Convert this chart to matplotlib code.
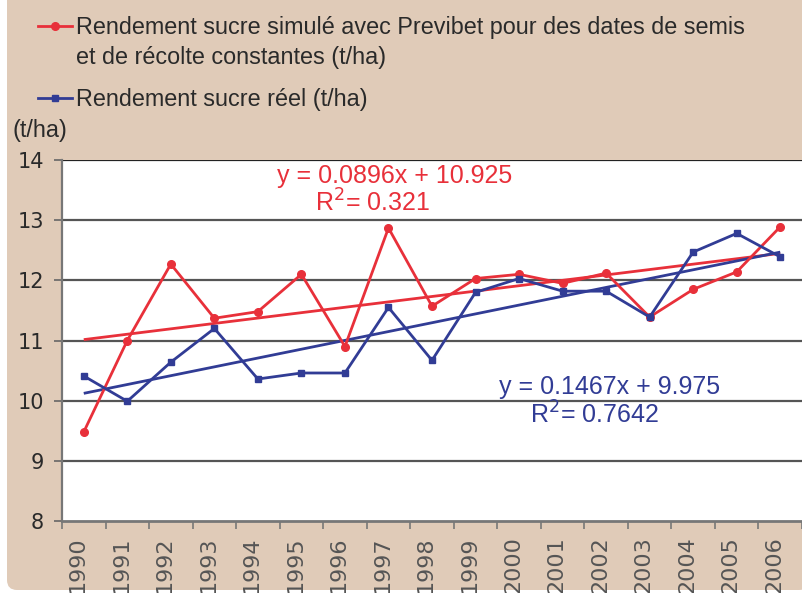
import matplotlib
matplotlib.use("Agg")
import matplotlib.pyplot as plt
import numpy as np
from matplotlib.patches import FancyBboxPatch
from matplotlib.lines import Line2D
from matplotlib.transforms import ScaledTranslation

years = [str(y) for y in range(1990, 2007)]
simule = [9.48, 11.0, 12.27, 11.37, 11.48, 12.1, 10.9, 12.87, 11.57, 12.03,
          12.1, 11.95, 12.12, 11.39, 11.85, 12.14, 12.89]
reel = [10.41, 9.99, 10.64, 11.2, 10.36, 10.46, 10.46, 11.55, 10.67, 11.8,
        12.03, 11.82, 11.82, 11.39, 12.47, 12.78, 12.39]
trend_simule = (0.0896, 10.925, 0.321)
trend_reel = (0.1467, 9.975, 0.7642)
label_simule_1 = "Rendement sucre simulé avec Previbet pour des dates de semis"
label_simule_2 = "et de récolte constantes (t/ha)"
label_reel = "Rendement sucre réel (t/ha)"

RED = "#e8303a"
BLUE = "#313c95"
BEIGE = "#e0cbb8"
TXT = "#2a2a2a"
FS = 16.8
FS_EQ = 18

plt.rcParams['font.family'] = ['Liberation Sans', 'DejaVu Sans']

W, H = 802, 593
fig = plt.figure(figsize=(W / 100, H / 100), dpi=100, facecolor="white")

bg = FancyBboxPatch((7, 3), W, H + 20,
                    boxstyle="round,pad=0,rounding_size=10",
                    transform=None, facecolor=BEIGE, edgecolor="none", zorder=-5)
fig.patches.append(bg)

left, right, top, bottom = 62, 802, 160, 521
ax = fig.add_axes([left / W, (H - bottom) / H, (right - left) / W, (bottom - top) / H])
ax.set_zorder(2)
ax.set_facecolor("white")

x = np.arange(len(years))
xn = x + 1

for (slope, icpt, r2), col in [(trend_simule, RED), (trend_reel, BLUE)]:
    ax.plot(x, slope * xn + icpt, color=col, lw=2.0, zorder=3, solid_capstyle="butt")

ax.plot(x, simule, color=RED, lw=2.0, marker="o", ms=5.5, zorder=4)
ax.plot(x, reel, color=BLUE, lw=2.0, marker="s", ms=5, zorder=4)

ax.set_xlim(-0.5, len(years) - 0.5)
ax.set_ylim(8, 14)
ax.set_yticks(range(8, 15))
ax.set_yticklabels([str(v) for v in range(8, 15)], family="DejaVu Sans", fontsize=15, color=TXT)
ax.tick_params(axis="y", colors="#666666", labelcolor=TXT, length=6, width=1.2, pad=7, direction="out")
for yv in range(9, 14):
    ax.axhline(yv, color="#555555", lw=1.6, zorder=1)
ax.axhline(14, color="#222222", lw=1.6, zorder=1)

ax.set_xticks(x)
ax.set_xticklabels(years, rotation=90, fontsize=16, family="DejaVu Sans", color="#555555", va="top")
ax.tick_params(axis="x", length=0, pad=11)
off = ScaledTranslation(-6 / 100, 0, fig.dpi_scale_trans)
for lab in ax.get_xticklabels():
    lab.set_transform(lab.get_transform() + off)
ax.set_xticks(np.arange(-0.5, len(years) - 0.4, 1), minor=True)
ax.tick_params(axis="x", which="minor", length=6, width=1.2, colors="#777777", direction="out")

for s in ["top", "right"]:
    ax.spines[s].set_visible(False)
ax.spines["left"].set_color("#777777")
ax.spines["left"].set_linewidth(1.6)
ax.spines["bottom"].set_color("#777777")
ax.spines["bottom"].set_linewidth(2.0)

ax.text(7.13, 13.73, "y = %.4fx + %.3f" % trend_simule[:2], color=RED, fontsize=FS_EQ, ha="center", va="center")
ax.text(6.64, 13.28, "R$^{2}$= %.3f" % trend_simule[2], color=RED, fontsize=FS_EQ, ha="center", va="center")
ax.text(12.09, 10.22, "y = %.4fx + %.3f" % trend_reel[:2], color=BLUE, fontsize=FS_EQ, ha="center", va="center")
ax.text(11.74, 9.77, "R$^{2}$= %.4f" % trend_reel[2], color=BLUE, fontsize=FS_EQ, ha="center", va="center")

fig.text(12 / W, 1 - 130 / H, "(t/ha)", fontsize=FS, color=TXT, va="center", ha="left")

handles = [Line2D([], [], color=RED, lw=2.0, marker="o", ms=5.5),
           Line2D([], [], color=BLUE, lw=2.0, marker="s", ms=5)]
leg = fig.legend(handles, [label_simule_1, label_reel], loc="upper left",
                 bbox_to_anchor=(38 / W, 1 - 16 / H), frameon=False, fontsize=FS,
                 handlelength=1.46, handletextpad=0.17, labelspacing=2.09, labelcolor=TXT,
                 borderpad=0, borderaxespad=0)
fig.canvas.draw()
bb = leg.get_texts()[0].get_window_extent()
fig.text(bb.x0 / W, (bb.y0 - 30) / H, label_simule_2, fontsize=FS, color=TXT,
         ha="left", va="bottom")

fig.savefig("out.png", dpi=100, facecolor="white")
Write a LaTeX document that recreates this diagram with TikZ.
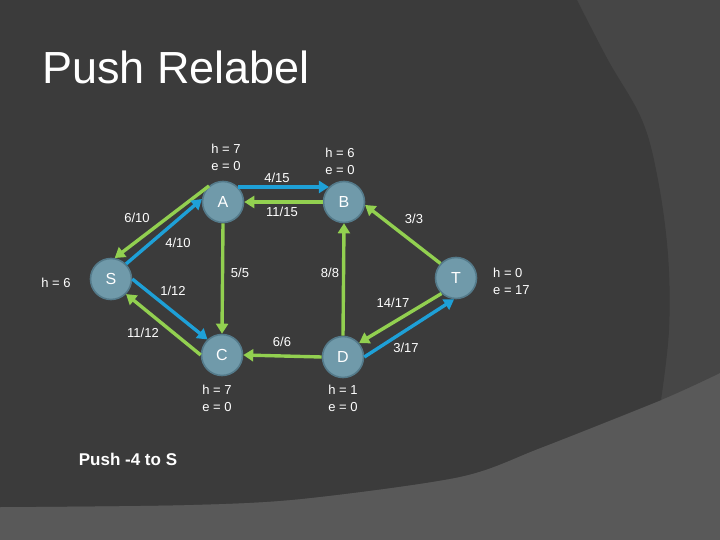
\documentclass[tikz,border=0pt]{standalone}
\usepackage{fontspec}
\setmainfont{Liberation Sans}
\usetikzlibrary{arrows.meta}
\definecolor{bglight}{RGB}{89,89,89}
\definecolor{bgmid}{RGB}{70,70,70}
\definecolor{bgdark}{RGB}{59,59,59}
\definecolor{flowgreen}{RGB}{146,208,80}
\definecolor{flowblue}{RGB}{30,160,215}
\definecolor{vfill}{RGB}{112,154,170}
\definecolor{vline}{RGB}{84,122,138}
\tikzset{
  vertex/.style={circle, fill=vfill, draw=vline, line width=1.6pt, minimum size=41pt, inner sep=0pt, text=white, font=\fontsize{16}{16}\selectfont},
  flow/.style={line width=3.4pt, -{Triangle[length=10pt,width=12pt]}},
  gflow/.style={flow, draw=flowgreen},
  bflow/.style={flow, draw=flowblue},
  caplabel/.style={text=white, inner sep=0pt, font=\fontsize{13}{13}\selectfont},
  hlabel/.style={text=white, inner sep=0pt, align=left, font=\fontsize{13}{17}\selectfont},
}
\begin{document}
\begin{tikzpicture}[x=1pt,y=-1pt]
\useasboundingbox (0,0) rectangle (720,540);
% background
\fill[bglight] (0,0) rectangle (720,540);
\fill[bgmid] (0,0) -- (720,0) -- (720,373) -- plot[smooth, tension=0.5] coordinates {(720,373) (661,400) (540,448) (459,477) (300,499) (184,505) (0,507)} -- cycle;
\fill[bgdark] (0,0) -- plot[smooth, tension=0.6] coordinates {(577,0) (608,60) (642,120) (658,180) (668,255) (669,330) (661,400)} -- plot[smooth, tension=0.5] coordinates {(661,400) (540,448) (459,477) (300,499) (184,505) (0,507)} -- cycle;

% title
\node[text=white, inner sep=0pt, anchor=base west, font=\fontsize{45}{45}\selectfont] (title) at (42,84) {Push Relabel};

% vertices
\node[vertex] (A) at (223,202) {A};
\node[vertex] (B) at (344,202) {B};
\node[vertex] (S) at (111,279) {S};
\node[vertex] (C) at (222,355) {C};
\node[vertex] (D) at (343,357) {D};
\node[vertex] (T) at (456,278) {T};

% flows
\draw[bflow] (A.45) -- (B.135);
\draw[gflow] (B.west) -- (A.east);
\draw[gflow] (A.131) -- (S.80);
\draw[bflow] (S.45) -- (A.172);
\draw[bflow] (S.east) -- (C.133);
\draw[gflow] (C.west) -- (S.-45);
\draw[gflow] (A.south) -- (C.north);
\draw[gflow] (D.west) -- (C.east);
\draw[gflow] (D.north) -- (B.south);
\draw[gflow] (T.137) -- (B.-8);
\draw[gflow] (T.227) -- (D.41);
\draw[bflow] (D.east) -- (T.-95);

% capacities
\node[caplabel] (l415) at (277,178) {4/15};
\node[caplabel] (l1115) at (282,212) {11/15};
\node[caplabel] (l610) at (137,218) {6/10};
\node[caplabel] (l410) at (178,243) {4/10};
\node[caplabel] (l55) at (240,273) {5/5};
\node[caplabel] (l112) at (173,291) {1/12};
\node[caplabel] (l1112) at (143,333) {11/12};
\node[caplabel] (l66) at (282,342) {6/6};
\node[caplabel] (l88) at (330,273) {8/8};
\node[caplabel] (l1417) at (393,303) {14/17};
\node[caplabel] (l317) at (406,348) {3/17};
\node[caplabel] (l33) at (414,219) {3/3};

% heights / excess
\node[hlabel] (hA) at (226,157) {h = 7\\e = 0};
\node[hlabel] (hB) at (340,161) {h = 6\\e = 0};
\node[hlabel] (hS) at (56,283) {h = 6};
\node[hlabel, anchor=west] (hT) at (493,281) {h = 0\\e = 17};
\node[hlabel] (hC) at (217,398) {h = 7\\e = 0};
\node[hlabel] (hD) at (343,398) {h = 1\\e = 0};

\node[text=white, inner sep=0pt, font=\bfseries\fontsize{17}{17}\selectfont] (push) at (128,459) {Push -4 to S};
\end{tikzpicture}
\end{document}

- - -

**WHAT TO WORK ON**
From the top of the listing above, repeat each line exactly until you reach the line containing "fig.patches.append(bg)", and repeat that one too. Leave the pictures out.

**FULL RESPONSE**
Convert this chart to matplotlib code.
import matplotlib
matplotlib.use("Agg")
import matplotlib.pyplot as plt
import numpy as np
from matplotlib.patches import FancyBboxPatch
from matplotlib.lines import Line2D
from matplotlib.transforms import ScaledTranslation

years = [str(y) for y in range(1990, 2007)]
simule = [9.48, 11.0, 12.27, 11.37, 11.48, 12.1, 10.9, 12.87, 11.57, 12.03,
          12.1, 11.95, 12.12, 11.39, 11.85, 12.14, 12.89]
reel = [10.41, 9.99, 10.64, 11.2, 10.36, 10.46, 10.46, 11.55, 10.67, 11.8,
        12.03, 11.82, 11.82, 11.39, 12.47, 12.78, 12.39]
trend_simule = (0.0896, 10.925, 0.321)
trend_reel = (0.1467, 9.975, 0.7642)
label_simule_1 = "Rendement sucre simulé avec Previbet pour des dates de semis"
label_simule_2 = "et de récolte constantes (t/ha)"
label_reel = "Rendement sucre réel (t/ha)"

RED = "#e8303a"
BLUE = "#313c95"
BEIGE = "#e0cbb8"
TXT = "#2a2a2a"
FS = 16.8
FS_EQ = 18

plt.rcParams['font.family'] = ['Liberation Sans', 'DejaVu Sans']

W, H = 802, 593
fig = plt.figure(figsize=(W / 100, H / 100), dpi=100, facecolor="white")

bg = FancyBboxPatch((7, 3), W, H + 20,
                    boxstyle="round,pad=0,rounding_size=10",
                    transform=None, facecolor=BEIGE, edgecolor="none", zorder=-5)
fig.patches.append(bg)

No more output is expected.